Let’s talk about vampires. First of all, they’re charming. You show me a vampire, and I’ll show you a guy who can sell himself. When you first meet a vampire, maybe at a party at a hip castle, he seems like a guy with a lot to offer. You might want to hang out with him. Vampires are sophisticated. They have cool names that begin with Count. Who isn’t impressed by a guy with a title? Vampires are convincing. They talk a good game. You never hear a vampire regretting being a vampire. In fact, they are big proponents of the vampire lifestyle. Vampires will spend a lot of time trying to convince you to join them. And why wouldn’t you? It would be fun. Disarming people with vampire charm and then biting them on the neck looks like a ball, frankly. And it would lead to some serious likes on social media. Look at that guy, people would say, he’s the life of the party!
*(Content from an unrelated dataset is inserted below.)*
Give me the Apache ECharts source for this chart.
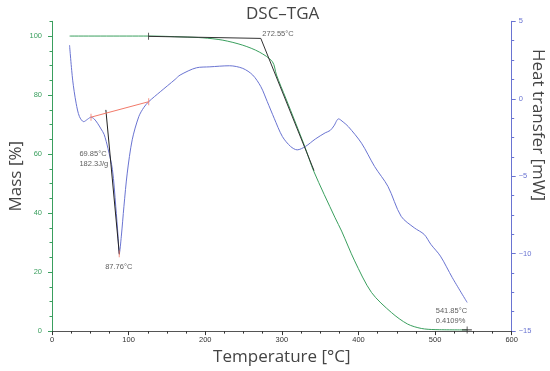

I’m weighing the pros and cons of putting a side-scan unit on my boat.
As I see it, sIde scan has some real benefits. First of all, it is just plain cool as hell. For my entire life as an angler, I have been limited in what I can see. I mean, sure, polarized glasses help, but let’s face it, they only do so much, especially here in the Upper Midwest with our tannin stained water. It’s just about impossible to sight fish here. As a river angler, I have relied on years of water reading experience to find fish, but this is nothing compared to the almost supernatural powers a side-scan unit would give me. I could see fish where now I am blind.
Second, I could travel to new water and not have to put in the hundreds of hours it takes to figure out the fishery. If I could peer into every likely looking spot and know exactly what was there, just think of the trial and error I would avoid. Imagine the advantage I would have over anyone without side-scan!
Let’s imagine that Lefty Kreh was still alive and he and I went to a Wisconsin musky river neither of us had ever fished before. Pre-side scan, Lefty is going to outfish me, pretty much guaranteed. It wouldn’t matter if I had polarized glasses and he didn’t or if I had a graphite rod and he was fishing bamboo, all the smart money would be on Lefty kicking my ass. But if I had side-scan, well, that would change things wouldn’t it? I would see the muskies and Lefty would be blind casting. Despite his considerable skills, he would waste hours fishing holes with nothing in them, while every cast I made would be to a big fish. Game over, Lefty. Meet the new king.
One downside I can see to being a vampire would be that the party can’t last. Every time you bite somebody, you turn that person into a vampire. You bite a couple people at a party and make two vampires and then they bite two people and make two vampires and they make two vampires and so on. Pretty soon everybody is a vampire and whatever advantages were conferred by vampirism vanish. The once easy pickings would be gone and everybody would be competing for an ever dwindling supply of fresh necks. Being a vampire is now the new normal and the only way to get that old rush back would be if some new way was found to suck the blood of the undead and steal their corrupted souls. Pretty soon all the vampires would be trying to become super-vampires and that would be cool for a while until the inevitable result was achieved. A constant vampire arms race. It is much cooler to be a vampire when you are the only vampire. It is a lot less appealing when everyone has fangs.
The side-scan unit I would buy would be just the beginning, of course. The current technology is nothing compared to what it will be in the future. The images in the current generation are just a shadow of what they will be in a year two. Soon, every detail of every fish will be visible. Exact, to-the-inch numbers will be on the screen. You will be able to plug your rod into the unit and it will measure the energy of the rod and tell you exactly when your cast is spot on perfect. A few years after that, you will attach the rod to the unit and it will cast for you. It will be called something like Direct Rod Interface Side-Scan and you’ll just operate the whole thing with your phone, which of course, will one day be implanted directly into your cerebral cortex. All that will be required is that you net the fish and then hold it for the Instagram photo. The fish won’t stand a chance!
For now, I’ll order my side-scan on Amazon and pay for it using PayPal. It’ll arrive on my front porch during the day, while I’m not available to answer the door. To install it, I’ll spend an evening watching a YouTube video on my iPhone where a guy named Chad will talk me through the process. No doubt there will be an app for my phone that will allow the manufacturer to track me. I’ll make sure to position the screen where I can see it at all times while I fish.
The best defense I know against vampires is to never invite one into your home. No matter how much they knock and how charming they seem, they can’t get in if you don’t let them. The argument that everyone else is letting the vampires in and it’s a vampire world now and I have to join the living dead if I want to live is compelling, but ultimately not a good one. The “life” of vampires is one spent hiding out in coffins and waiting for the darkness. A vampire-filled world is not a better world. It is a world that becomes more lifeless and soulless with every vampire added. Even the vampires, somewhere in their corrupted souls, understand this.